Given exercise → Take all the material and copy it exactly.

◇ ◇ ◇ ◇ ◇ ◇ ◇

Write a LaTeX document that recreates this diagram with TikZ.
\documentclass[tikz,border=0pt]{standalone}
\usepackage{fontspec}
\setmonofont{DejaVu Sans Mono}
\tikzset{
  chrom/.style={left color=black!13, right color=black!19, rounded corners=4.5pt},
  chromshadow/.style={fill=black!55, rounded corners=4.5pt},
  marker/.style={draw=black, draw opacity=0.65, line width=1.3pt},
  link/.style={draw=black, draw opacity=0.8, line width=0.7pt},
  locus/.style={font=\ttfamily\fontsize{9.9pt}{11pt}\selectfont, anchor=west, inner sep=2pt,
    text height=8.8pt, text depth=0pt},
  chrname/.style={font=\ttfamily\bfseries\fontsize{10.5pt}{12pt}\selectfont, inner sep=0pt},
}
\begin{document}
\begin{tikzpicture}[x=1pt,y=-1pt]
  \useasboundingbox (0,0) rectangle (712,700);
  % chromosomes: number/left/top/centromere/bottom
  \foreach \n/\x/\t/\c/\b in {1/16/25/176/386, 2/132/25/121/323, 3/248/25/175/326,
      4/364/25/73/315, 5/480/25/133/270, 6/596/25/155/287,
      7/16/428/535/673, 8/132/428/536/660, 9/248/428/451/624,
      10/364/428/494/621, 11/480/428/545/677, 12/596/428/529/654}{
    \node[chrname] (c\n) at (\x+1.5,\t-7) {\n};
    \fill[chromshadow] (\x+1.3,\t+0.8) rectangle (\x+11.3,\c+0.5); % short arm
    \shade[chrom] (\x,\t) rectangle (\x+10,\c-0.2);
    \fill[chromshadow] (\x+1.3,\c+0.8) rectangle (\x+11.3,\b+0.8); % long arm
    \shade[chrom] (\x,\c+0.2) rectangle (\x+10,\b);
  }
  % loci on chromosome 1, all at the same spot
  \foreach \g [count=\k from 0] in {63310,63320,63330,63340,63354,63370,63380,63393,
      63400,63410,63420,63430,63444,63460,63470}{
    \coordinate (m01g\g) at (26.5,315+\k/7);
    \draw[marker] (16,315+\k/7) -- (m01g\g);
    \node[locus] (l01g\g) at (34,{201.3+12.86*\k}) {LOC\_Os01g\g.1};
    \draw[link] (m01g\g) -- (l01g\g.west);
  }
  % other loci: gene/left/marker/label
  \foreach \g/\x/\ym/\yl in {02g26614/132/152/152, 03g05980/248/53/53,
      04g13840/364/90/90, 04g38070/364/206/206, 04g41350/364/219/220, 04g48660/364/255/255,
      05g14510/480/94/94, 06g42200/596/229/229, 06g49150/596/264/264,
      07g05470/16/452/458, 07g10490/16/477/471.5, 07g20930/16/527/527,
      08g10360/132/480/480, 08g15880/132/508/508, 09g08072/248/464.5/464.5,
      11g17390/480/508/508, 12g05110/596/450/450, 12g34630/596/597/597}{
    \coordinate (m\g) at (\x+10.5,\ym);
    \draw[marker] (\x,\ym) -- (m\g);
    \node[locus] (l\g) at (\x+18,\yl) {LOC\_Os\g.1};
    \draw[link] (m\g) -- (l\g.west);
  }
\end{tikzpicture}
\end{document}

◇ ◇ ◇ ◇ ◇ ◇ ◇

Expected output →
Write a LaTeX document that recreates this diagram with TikZ.
\documentclass[tikz,border=0pt]{standalone}
\usepackage{fontspec}
\setmonofont{DejaVu Sans Mono}
\tikzset{
  chrom/.style={left color=black!13, right color=black!19, rounded corners=4.5pt},
  chromshadow/.style={fill=black!55, rounded corners=4.5pt},
  marker/.style={draw=black, draw opacity=0.65, line width=1.3pt},
  link/.style={draw=black, draw opacity=0.8, line width=0.7pt},
  locus/.style={font=\ttfamily\fontsize{9.9pt}{11pt}\selectfont, anchor=west, inner sep=2pt,
    text height=8.8pt, text depth=0pt},
  chrname/.style={font=\ttfamily\bfseries\fontsize{10.5pt}{12pt}\selectfont, inner sep=0pt},
}
\begin{document}
\begin{tikzpicture}[x=1pt,y=-1pt]
  \useasboundingbox (0,0) rectangle (712,700);
  % chromosomes: number/left/top/centromere/bottom
  \foreach \n/\x/\t/\c/\b in {1/16/25/176/386, 2/132/25/121/323, 3/248/25/175/326,
      4/364/25/73/315, 5/480/25/133/270, 6/596/25/155/287,
      7/16/428/535/673, 8/132/428/536/660, 9/248/428/451/624,
      10/364/428/494/621, 11/480/428/545/677, 12/596/428/529/654}{
    \node[chrname] (c\n) at (\x+1.5,\t-7) {\n};
    \fill[chromshadow] (\x+1.3,\t+0.8) rectangle (\x+11.3,\c+0.5); % short arm
    \shade[chrom] (\x,\t) rectangle (\x+10,\c-0.2);
    \fill[chromshadow] (\x+1.3,\c+0.8) rectangle (\x+11.3,\b+0.8); % long arm
    \shade[chrom] (\x,\c+0.2) rectangle (\x+10,\b);
  }
  % loci on chromosome 1, all at the same spot
  \foreach \g [count=\k from 0] in {63310,63320,63330,63340,63354,63370,63380,63393,
      63400,63410,63420,63430,63444,63460,63470}{
    \coordinate (m01g\g) at (26.5,315+\k/7);
    \draw[marker] (16,315+\k/7) -- (m01g\g);
    \node[locus] (l01g\g) at (34,{201.3+12.86*\k}) {LOC\_Os01g\g.1};
    \draw[link] (m01g\g) -- (l01g\g.west);
  }
  % other loci: gene/left/marker/label
  \foreach \g/\x/\ym/\yl in {02g26614/132/152/152, 03g05980/248/53/53,
      04g13840/364/90/90, 04g38070/364/206/206, 04g41350/364/219/220, 04g48660/364/255/255,
      05g14510/480/94/94, 06g42200/596/229/229, 06g49150/596/264/264,
      07g05470/16/452/458, 07g10490/16/477/471.5, 07g20930/16/527/527,
      08g10360/132/480/480, 08g15880/132/508/508, 09g08072/248/464.5/464.5,
      11g17390/480/508/508, 12g05110/596/450/450, 12g34630/596/597/597}{
    \coordinate (m\g) at (\x+10.5,\ym);
    \draw[marker] (\x,\ym) -- (m\g);
    \node[locus] (l\g) at (\x+18,\yl) {LOC\_Os\g.1};
    \draw[link] (m\g) -- (l\g.west);
  }
\end{tikzpicture}
\end{document}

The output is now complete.